Clearly, the major industrial societies, if they are to ensure political and social stability, will have to confront the problem and do so imaginatively.
Some industrial nations, such as Canada and to an extent France, now are starting to address the issue. But policymakers in most Western nations have tended to view unemployment as but one facet of larger economic difficulties.
What needs to be done? The first step, perhaps, is to put the problem in perspective by understanding these factors:
* The starting point, according to most economists, is to differentiate between unemployment in the Western industrial nations and the third-world or developing nations. To do that is not to slight or overlook third-world unemployment. But it is to recognize that the prosperity of developing economies is in great part determined by the prosperity of the industrial nations.
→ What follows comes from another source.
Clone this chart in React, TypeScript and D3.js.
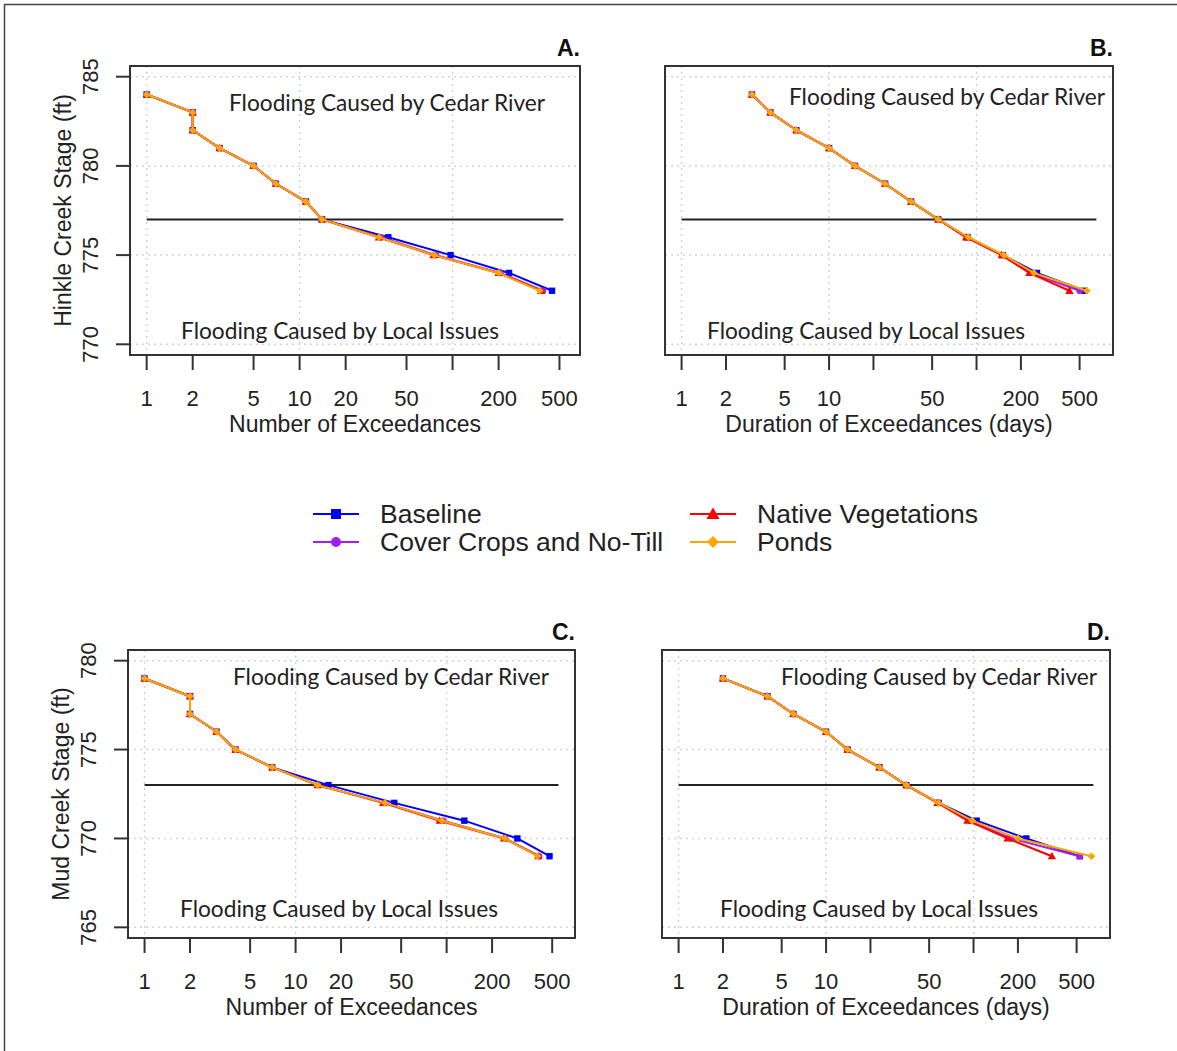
import React from 'react';
import * as d3 from 'd3';

// stage levels (ft)
const hinkleStages = [784, 783, 782, 781, 780, 779, 778, 777, 776, 775, 774, 773];
const mudStages = [779, 778, 777, 776, 775, 774, 773, 772, 771, 770, 769];

// panel A: number of exceedances, Hinkle Creek
const aBaseline = [1, 2, 2, 3, 5, 7, 11, 14, 38, 97, 234, 447];
const aCover = [1, 2, 2, 3, 5, 7, 11, 14, 34, 78, 205, 390];
const aNative = [1, 2, 2, 3, 5, 7, 11, 14, 33, 75, 200, 380];
const aPonds = [1, 2, 2, 3, 5, 7, 11, 14, 33, 76, 200, 372];

// panel B: duration of exceedances (days), Hinkle Creek
const bBaseline = [3, 4, 6, 10, 15, 24, 36, 55, 87, 151, 257, 540];
const bCover = [3, 4, 6, 10, 15, 24, 36, 55, 86, 150, 232, 500];
const bNative = [3, 4, 6, 10, 15, 24, 36, 55, 85, 148, 228, 427];
const bPonds = [3, 4, 6, 10, 15, 24, 36, 55, 88, 153, 245, 560];

// panel C: number of exceedances, Mud Creek
const cBaseline = [1, 2, 2, 3, 4, 7, 16.5, 45, 131, 294, 480];
const cCover = [1, 2, 2, 3, 4, 7, 14, 39, 95, 245, 410];
const cNative = [1, 2, 2, 3, 4, 7, 14, 38, 90, 240, 405];
const cPonds = [1, 2, 2, 3, 4, 7, 14, 39, 93, 243, 400];

// panel D: duration of exceedances (days), Mud Creek
const dBaseline = [2, 4, 6, 10, 14, 23, 35, 58, 105, 228, 525];
const dCover = [2, 4, 6, 10, 14, 23, 35, 58, 95, 180, 525];
const dNative = [2, 4, 6, 10, 14, 23, 35, 57, 91, 170, 340];
const dPonds = [2, 4, 6, 10, 14, 23, 35, 58, 98, 200, 630];

const seriesNames = ['Baseline', 'Cover Crops and No-Till', 'Native Vegetations', 'Ponds'];
const seriesColors = ['#0000ff', '#a020f0', '#ff0000', '#ffa500'];
const seriesShapes = ['square', 'circle', 'triangle', 'diamond'];

const xTicks = [1, 2, 5, 10, 20, 50, 100, 200, 500];
const xLabelsNumber = ['1', '2', '5', '10', '20', '50', '', '200', '500'];
const xLabelsDuration = ['1', '2', '5', '10', '', '50', '', '200', '500'];
const xGrid = [1, 10, 100];
const hinkleTicks = [770, 775, 780, 785];
const mudTicks = [765, 770, 775, 780];

const panels = [
  { id: 'A.', box: [130, 580, 66, 355], xlim: [1, 530], ylim: [770, 785], yTicks: hinkleTicks,
    stages: hinkleStages, series: [aBaseline, aCover, aNative, aPonds], threshold: 777,
    xLabels: xLabelsNumber, xTitle: 'Number of Exceedances', yTitle: 'Hinkle Creek Stage (ft)',
    cedar: [387, 111], local: [340, 339] },
  { id: 'B.', box: [665, 1113, 66, 355], xlim: [1, 650], ylim: [770, 785], yTicks: hinkleTicks,
    stages: hinkleStages, series: [bBaseline, bCover, bNative, bPonds], threshold: 777,
    xLabels: xLabelsDuration, xTitle: 'Duration of Exceedances (days)', yTitle: null,
    cedar: [947, 105], local: [866, 339] },
  { id: 'C.', box: [128, 575, 650, 938], xlim: [1, 550], ylim: [765, 780], yTicks: mudTicks,
    stages: mudStages, series: [cBaseline, cCover, cNative, cPonds], threshold: 773,
    xLabels: xLabelsNumber, xTitle: 'Number of Exceedances', yTitle: 'Mud Creek Stage (ft)',
    cedar: [391, 685], local: [339, 917] },
  { id: 'D.', box: [662, 1110, 650, 938], xlim: [1, 650], ylim: [765, 780], yTicks: mudTicks,
    stages: mudStages, series: [dBaseline, dCover, dNative, dPonds], threshold: 773,
    xLabels: xLabelsDuration, xTitle: 'Duration of Exceedances (days)', yTitle: null,
    cedar: [939, 685], local: [879, 917] },
];

const axisFont = '"Liberation Sans", Arial, sans-serif';
const noteFont = 'Lato, "Open Sans", sans-serif';
const ink = '#333';

function Marker({ shape, x, y, color, s = 3.2 }) {
  if (shape === 'square') return <rect x={x - s} y={y - s} width={2 * s} height={2 * s} fill={color} />;
  if (shape === 'circle') return <circle cx={x} cy={y} r={s} fill={color} />;
  if (shape === 'triangle') {
    const t = s * 1.3;
    return <path d={`M${x},${y - t}L${x + t},${y + t * 0.75}L${x - t},${y + t * 0.75}Z`} fill={color} />;
  }
  const t = s * 1.2;
  return <path d={`M${x},${y - t}L${x + t},${y}L${x},${y + t}L${x - t},${y}Z`} fill={color} />;
}

function Panel({ p }) {
  const [x0, x1, y0, y1] = p.box;
  // R-style 4% axis extension
  const lx = [Math.log10(p.xlim[0]), Math.log10(p.xlim[1])];
  const ex = (lx[1] - lx[0]) * 0.04;
  const x = d3.scaleLog().domain([10 ** (lx[0] - ex), 10 ** (lx[1] + ex)]).range([x0, x1]);
  const ey = (p.ylim[1] - p.ylim[0]) * 0.04;
  const y = d3.scaleLinear().domain([p.ylim[0] - ey, p.ylim[1] + ey]).range([y1, y0]);
  const line = d3.line<number>().x((d) => x(d)).y((_, i) => y(p.stages[i]));

  return (
    <g>
      {/* dotted grid */}
      {xGrid.map((g) => (
        <line key={'gx' + g} x1={x(g)} x2={x(g)} y1={y0} y2={y1} stroke="#d3d3d3" strokeWidth={1.5} strokeDasharray="2 4" />
      ))}
      {p.yTicks.map((g) => (
        <line key={'gy' + g} x1={x0} x2={x1} y1={y(g)} y2={y(g)} stroke="#d3d3d3" strokeWidth={1.5} strokeDasharray="2 4" />
      ))}

      {/* threshold line */}
      <line x1={x(p.xlim[0])} x2={x(p.xlim[1])} y1={y(p.threshold)} y2={y(p.threshold)} stroke="#222" strokeWidth={2} />

      {/* series */}
      {p.series.map((vals, si) => (
        <g key={si}>
          <path d={line(vals)} fill="none" stroke={seriesColors[si]} strokeWidth={2} />
          {vals.map((v, i) => (
            <Marker key={i} shape={seriesShapes[si]} x={x(v)} y={y(p.stages[i])} color={seriesColors[si]} />
          ))}
        </g>
      ))}

      {/* box */}
      <rect x={x0} y={y0} width={x1 - x0} height={y1 - y0} fill="none" stroke={ink} strokeWidth={2} />

      {/* x axis */}
      <line x1={x(xTicks[0])} x2={x(xTicks[xTicks.length - 1])} y1={y1} y2={y1} stroke={ink} strokeWidth={2} />
      {xTicks.map((t, i) => (
        <g key={'xt' + t}>
          <line x1={x(t)} x2={x(t)} y1={y1} y2={y1 + 15} stroke={ink} strokeWidth={2} />
          <text x={x(t)} y={y1 + 51} textAnchor="middle" fontFamily={axisFont} fontSize={22} fill="#222">
            {p.xLabels[i]}
          </text>
        </g>
      ))}
      <text x={(x0 + x1) / 2} y={y1 + 77} textAnchor="middle" fontFamily={axisFont} fontSize={23} fill="#222">
        {p.xTitle}
      </text>

      {/* y axis (left panels only) */}
      {p.yTitle && (
        <g>
          <line x1={x0} x2={x0} y1={y(p.yTicks[0])} y2={y(p.yTicks[p.yTicks.length - 1])} stroke={ink} strokeWidth={2} />
          {p.yTicks.map((t) => (
            <g key={'yt' + t}>
              <line x1={x0 - 14} x2={x0} y1={y(t)} y2={y(t)} stroke={ink} strokeWidth={2} />
              <text transform={`translate(${x0 - 32},${y(t)}) rotate(-90)`} textAnchor="middle" fontFamily={axisFont} fontSize={22} fill="#222">
                {t}
              </text>
            </g>
          ))}
          <text transform={`translate(${x0 - 59},${(y0 + y1) / 2}) rotate(-90)`} textAnchor="middle" fontFamily={axisFont} fontSize={23} fill="#222">
            {p.yTitle}
          </text>
        </g>
      )}

      {/* annotations */}
      <text x={p.cedar[0]} y={p.cedar[1]} textAnchor="middle" fontFamily={noteFont} fontSize={23} fill="#222"
        textLength={316} lengthAdjust="spacingAndGlyphs">
        Flooding Caused by Cedar River
      </text>
      <text x={p.local[0]} y={p.local[1]} textAnchor="middle" fontFamily={noteFont} fontSize={23} fill="#222"
        textLength={318} lengthAdjust="spacingAndGlyphs">
        Flooding Caused by Local Issues
      </text>

      {/* panel letter */}
      <text x={x1} y={y0 - 10} textAnchor="end" fontFamily={axisFont} fontWeight="bold" fontSize={23} fill="#111">
        {p.id}
      </text>
    </g>
  );
}

function Legend() {
  const cols = [313, 690];
  const rows = [514, 542];
  return (
    <g>
      {seriesNames.map((name, i) => {
        const cx = cols[Math.floor(i / 2)];
        const cy = rows[i % 2];
        return (
          <g key={name}>
            <line x1={cx} x2={cx + 46} y1={cy} y2={cy} stroke={seriesColors[i]} strokeWidth={2} />
            <Marker shape={seriesShapes[i]} x={cx + 23} y={cy} color={seriesColors[i]} s={5} />
            <text x={cx + 67} y={cy + 9} fontFamily={axisFont} fontSize={26.5} fill="#222">
              {name}
            </text>
          </g>
        );
      })}
    </g>
  );
}

export default function App() {
  return (
    <div style={{ background: 'white' }}>
      <svg width={1177} height={1051} style={{ position: 'absolute', left: 0, top: 0, background: 'white' }}>
        <path d="M4.5,1051V4.5H1177" fill="none" stroke="#444" strokeWidth={1.5} />
        {panels.map((p) => (
          <Panel key={p.id} p={p} />
        ))}
        <Legend />
      </svg>
    </div>
  );
}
* According to the International Labor Office, the world labor force will soar by some 900 million people between the year 1980 and the year 2000. But most of that increase will come in the third world.
* In Europe and the US, the big increase in the worker pool will occur in the current period, through the mid-to-late 1980s, varying with individual countries and stemming largely from the postwar baby boom. The European work force alone will swell by close to 10 million people in the years from 1979 through 1985, compared to a population increase of only about 4.4 million people.
But as the baby boom generation is gradually absorbed into the work stream, a process occurring in the US somewhat ahead of most European nations, the growth in the job force will slow, until in some instances labor shortages will begin to appear in the mid- to late- 1980s. In the US, for example, the total employment force jumped by a 2.5 percent annual rate in the 1970s, largely a result of more women and young people seeking work. That rate is expected to drop to about 1.3 percent in the 1980s.